What you have here is using the Singleton Pattern to ensure that all callers receive the same instance of the connection object. Sounds efficient to being with and, so long as your application is purely single-threaded and never tries to do more than one [database-related] thing at a time, it will probably work quite well. If this is a particularly long-running program (like, say, a Windows Service that runs 24x7), you might even consider adding some defensive code into this method to ensure that the connection is still "viable"; that the database hasn't been shut down for, say, nightly housekeeping since you last used the connection.
The problems start as soon as your program gains any kind of Parallelism, the sort of things that working with an event-driven User Interface does surprisingly well.

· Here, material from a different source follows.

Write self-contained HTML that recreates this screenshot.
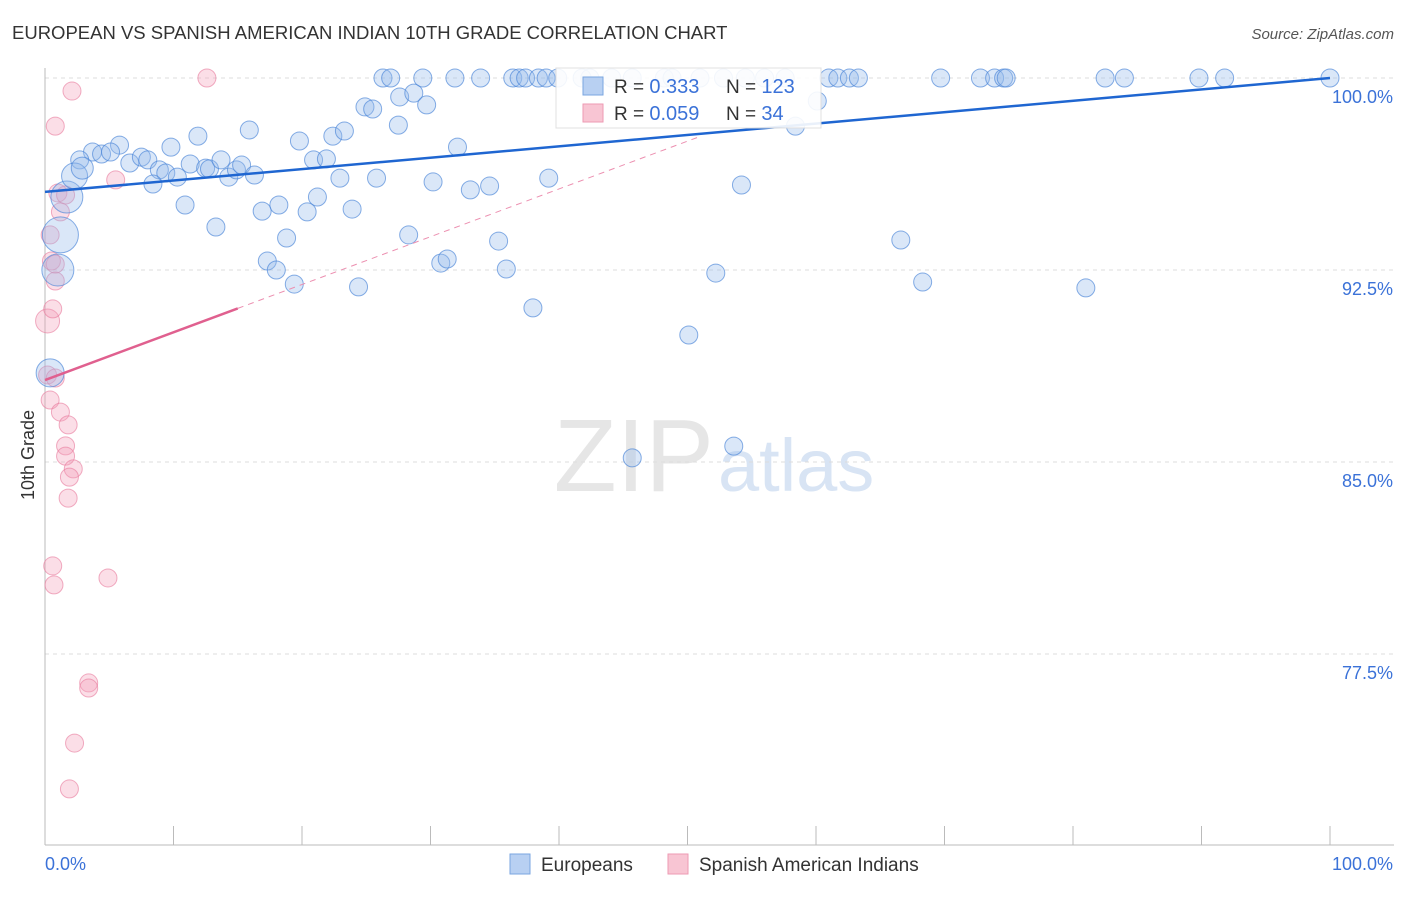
<!DOCTYPE html>
<html><head><meta charset="utf-8"><style>
body{margin:0;background:#fff;font-family:"Liberation Sans",sans-serif;}
svg text{font-family:"Liberation Sans",sans-serif;}
</style></head><body>
<svg id="c" width="1406" height="892" viewBox="0 0 1406 892" xmlns="http://www.w3.org/2000/svg">
<text x="12" y="39" font-size="18.5" fill="#333">EUROPEAN VS SPANISH AMERICAN INDIAN 10TH GRADE CORRELATION CHART</text>
<text x="1394" y="39" font-size="15" fill="#555" font-style="italic" text-anchor="end">Source: ZipAtlas.com</text>
<text x="714" y="491" font-size="103" fill="#e6e6e6" text-anchor="end" font-family="Liberation Serif">ZIP</text>
<text x="718" y="491" font-size="74" fill="#d8e4f4">atlas</text>
<g id="grid"></g>
<g id="marks"></g>
<text x="34" y="455" font-size="18" fill="#333" text-anchor="middle" transform="rotate(-90 34 455)">10th Grade</text>
<g>
<rect x="556" y="68" width="265" height="60" fill="#fff" stroke="#ddd" opacity="0.9"/>
<rect x="583" y="77" width="20" height="18" fill="#b8d0f2" stroke="#7aa6e0"/>
<rect x="583" y="104" width="20" height="18" fill="#f8c5d3" stroke="#ee9ab3"/>
<text x="614" y="93" font-size="19" fill="#333">R = <tspan fill="#3b72d8" font-size="20">0.333</tspan><tspan x="726">N = </tspan><tspan fill="#3b72d8" font-size="20">123</tspan></text>
<text x="614" y="120" font-size="19" fill="#333">R = <tspan fill="#3b72d8" font-size="20">0.059</tspan><tspan x="726">N = </tspan><tspan fill="#3b72d8" font-size="20"> 34</tspan></text>
</g>
<g>
<rect x="510" y="854" width="20" height="20" fill="#b8d0f2" stroke="#7aa6e0"/>
<text x="541" y="871" font-size="19" fill="#333">Europeans</text>
<rect x="668" y="854" width="20" height="20" fill="#f8c5d3" stroke="#ee9ab3"/>
<text x="699" y="871" font-size="19" fill="#333">Spanish American Indians</text>
</g>
<text x="45" y="870" font-size="18" fill="#3b72d8">0.0%</text>
<text x="1393" y="870" font-size="18" fill="#3b72d8" text-anchor="end">100.0%</text>
</svg>
<script>
const yTicks=[100,92.5,85,77.5];
const yTickLabels=["100.0%","92.5%","85.0%","77.5%"];
const xTicks=[0,10,20,30,40,50,60,70,80,90,100];
// Europeans: [x%, y%, radius]
const euroX=[26.3,26.9,29.4,31.9,33.9,36.4,36.9,37.4,38.4,39.0,39.9,41.8,42.4,44.1,45.7,48.2,48.8,50.97,52.8,54.5,56.0,57.6,61.0,61.7,62.6,63.3,69.7,72.8,73.9,74.6,74.8,82.5,84.0,89.8,91.8,100,
24.9,25.5,27.6,28.7,29.7,27.5,60.1,58.4,
15.9,11.9,9.8,5.8,3.7,4.4,5.1,2.7,6.6,7.5,8.0,8.9,9.4,10.3,8.4,11.3,12.5,12.8,13.7,14.3,14.9,15.3,16.3,19.8,20.9,21.9,22.4,23.3,22.95,25.8,32.1,30.2,33.1,34.6,39.2,54.2,
10.9,16.9,18.2,20.4,21.2,23.9,13.3,18.8,28.3,35.3,66.6,17.3,18.0,30.8,31.3,35.9,52.2,19.4,24.4,68.3,81.0,37.97,50.1,53.6,45.7,
1.2,1.0,1.7,2.3,2.9,0.4];
const euroY=[100,100,100,100,100,100,100,100,100,100,100,100,100,100,100,100,100,100,100,100,100,100,100,100,100,100,100,100,100,100,100,100,100,100,100,100,
98.87,98.79,99.26,99.41,98.95,98.16,99.1,98.12,
97.97,97.73,97.30,97.38,97.11,97.03,97.11,96.80,96.68,96.91,96.80,96.41,96.29,96.13,95.86,96.64,96.48,96.45,96.80,96.13,96.41,96.60,96.21,97.54,96.80,96.84,97.73,97.93,96.09,96.09,97.30,95.94,95.63,95.78,96.09,95.82,
95.04,94.80,95.04,94.77,95.35,94.88,94.18,93.75,93.87,93.63,93.67,92.85,92.50,92.77,92.93,92.54,92.38,91.95,91.84,92.03,91.80,91.02,89.96,85.62,85.16,
93.87,92.50,95.35,96.17,96.48,88.48];
const euroR=[];
for(let i=0;i<euroX.length;i++)euroR.push(9);
euroR[euroR.length-6]=18;euroR[euroR.length-5]=16;euroR[euroR.length-4]=16;euroR[euroR.length-3]=13;euroR[euroR.length-2]=11;euroR[euroR.length-1]=14;
// Spanish American Indians
const spanX=[12.6,2.1,0.8,5.5,1.0,1.6,1.2,0.4,0.5,0.8,0.2,0.6,0.8,0.2,0.8,0.4,1.2,1.8,1.6,1.6,2.2,1.9,1.8,0.6,0.7,4.9,3.4,3.4,2.3,1.9];
const spanY=[100,99.49,98.12,96.02,95.51,95.43,94.77,93.87,92.85,92.73,90.51,90.98,92.07,88.40,88.28,87.42,86.95,86.45,85.63,85.23,84.73,84.41,83.59,80.94,80.20,80.47,76.37,76.17,74.02,72.23];
const spanR=[9,9,9,9,9,9,9,9,9,9,12,9,9,9,9,9,9,9,9,9,9,9,9,9,9,9,9,9,9,9];
const euroTrend=[[0,95.55],[100,100]];
const spanTrend=[[0,88.2],[15,91.0]];
const spanDashEnd=50.9;

const X0=45,X1=1330,Y100=78,PXPER=25.6,YB=845;
const sx=v=>X0+(X1-X0)*v/100;
const sy=v=>Y100+(100-v)*PXPER;
const NS="http://www.w3.org/2000/svg";
function mk(tag,attrs,parent){const e=document.createElementNS(NS,tag);for(const k in attrs)e.setAttribute(k,attrs[k]);parent.appendChild(e);return e;}
const g=document.getElementById('grid'),m=document.getElementById('marks');
yTicks.forEach((t,i)=>{
 const l=mk('line',{x1:X0,x2:1394,y1:sy(t),y2:sy(t),stroke:'#ddd','stroke-dasharray':'4,4'},g);
 
 
 const tx=mk('text',{x:1393,y:sy(t)+25,'font-size':18,fill:'#3b72d8','text-anchor':'end'},g);
 tx.textContent=yTickLabels[i];
 
 
});
const ax=mk('line',{x1:X0,x2:X0,y1:68,y2:YB,stroke:'#bbb'},g);


const bx=mk('line',{x1:X0,x2:1394,y1:YB,y2:YB,stroke:'#bbb'},g);


xTicks.forEach(t=>{
 const l=mk('line',{x1:sx(t),x2:sx(t),y1:826,y2:YB,stroke:'#bbb'},g);
 
 
});
for(let i=0;i<spanX.length;i++){
 const c=mk('circle',{cx:sx(spanX[i]),cy:sy(spanY[i]),r:spanR[i],fill:'rgba(244,160,185,0.35)',stroke:'rgba(232,120,155,0.6)','stroke-width':1},m);
 
 
}
for(let i=0;i<euroX.length;i++){
 const c=mk('circle',{cx:sx(euroX[i]),cy:sy(euroY[i]),r:euroR[i],fill:'rgba(150,185,235,0.35)',stroke:'rgba(70,130,215,0.65)','stroke-width':1},m);
 
 
}
const slope=(spanTrend[1][1]-spanTrend[0][1])/(spanTrend[1][0]-spanTrend[0][0]);
const d=mk('line',{x1:sx(spanTrend[1][0]),y1:sy(spanTrend[1][1]),x2:sx(spanDashEnd),y2:sy(spanTrend[0][1]+slope*spanDashEnd),stroke:'#ec8fb0','stroke-width':1,'stroke-dasharray':'6,5'},m);


const t2=mk('line',{x1:sx(spanTrend[0][0]),y1:sy(spanTrend[0][1]),x2:sx(spanTrend[1][0]),y2:sy(spanTrend[1][1]),stroke:'#e0608f','stroke-width':2.5},m);


const t1=mk('line',{x1:sx(euroTrend[0][0]),y1:sy(euroTrend[0][1]),x2:sx(euroTrend[1][0]),y2:sy(euroTrend[1][1]),stroke:'#1f66d1','stroke-width':2.5},m);


</script>
</body></html>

Now, your database connection might be in use, handling the processing of one event, while the user is clicking around the application, making more and more demands of your now-overloaded and blocked-up connection. Now your application is "seen" to be performing badly, because it can't do more than one thing at at time, which your users might expect.
Using more than database connection is these cases is "better".
Most operating systems will do connection pooling automatically for you, thereby making opening a new connection a lighter operation, but there's still a finite overhead involved. Pushing everything sequentially down the one connection is efficient; starting a new connection for each and every operation is not. You have to make a Judgement Call as to which way your application needs to go.
Not that you have to stick rigidly to that decision! The method that you have for providing your [Singleton] connection could be modified into a Factory; if you call it "every once in a while", it can return you the "one" connection object; if you call it in "rapid succession" or if it detects that the connection is "busy", then it might choose to return you a new one.
It all depends how much of a problem this causing you.